Madison Police Department to get body worn cameras

The Madison City Council voted unanimously to approve the buying of cameras.

Posted: Apr 23, 2018 11:06 PM

The Madison City Council unanimously approved buying sixty body worn cameras for the Madison Police Department.

Madison Police Chief David Jernigan told WAAY 31 the department is the last law enforcement agency of their size in north Alabama to get body worn cameras for officers.

The Madison City Council approved spending just over $65,000 to pay for the cameras from the departmental budget.

Someone who works in Madison said he's surprised to find out officers didn't already have these body worn cameras.

"You would think our police department would have top of the line everything, but in the past couple year or two or so, with all the incidents thats been going on, its about time they catch up," said Nocholas Britton.
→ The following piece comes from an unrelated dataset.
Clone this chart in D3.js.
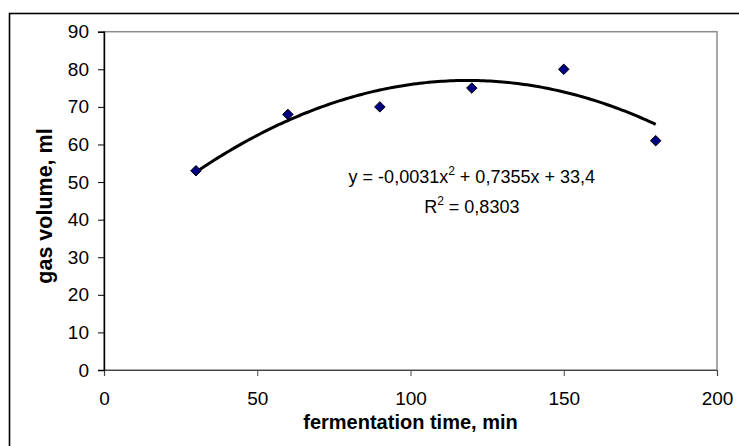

Britton works as an engineer in Madison and he said body worn cameras on law enforcement make a huge difference.

"It makes me feel safer in the fact I know he or she might think different about how they approach the situation, or how they talk to me, or how the treat me, cause they know they're being watched as well. A lot of things happen when they know its only you and him there, or you or her there," said Britton.

Madison Police Chief David Jernigan told WAAY 31 getting these cameras is extremely important to increase the departments transparency and accountability for the safety of the public and for the police.

All patrol officers and school resource officers will have these cameras.

They'll be bought this summer an d officers will go through training.

After that they will hit the streets fully on September 1st.

"Hopefully nothing will ever happen, but in the odd chances where something does need to be played back its on camera. Nobody can lie, or it makes it harder to lie," said Britton.

Britton said its a shame body camera's are needed in society.

"Ethically speaking I feel as though you shouldn't need a body camera in the first place, because everyone should just act right. Treat people how you want to be treated. Obviously the world doesn't behave that way. So, to force everyone to be accountable and not just trust people to do the right thing, I think its a good measure," said Britton.

Once the body cameras are bought and officers go through some training the Madison Police Department will release the specific policy officers will be following with the cameras.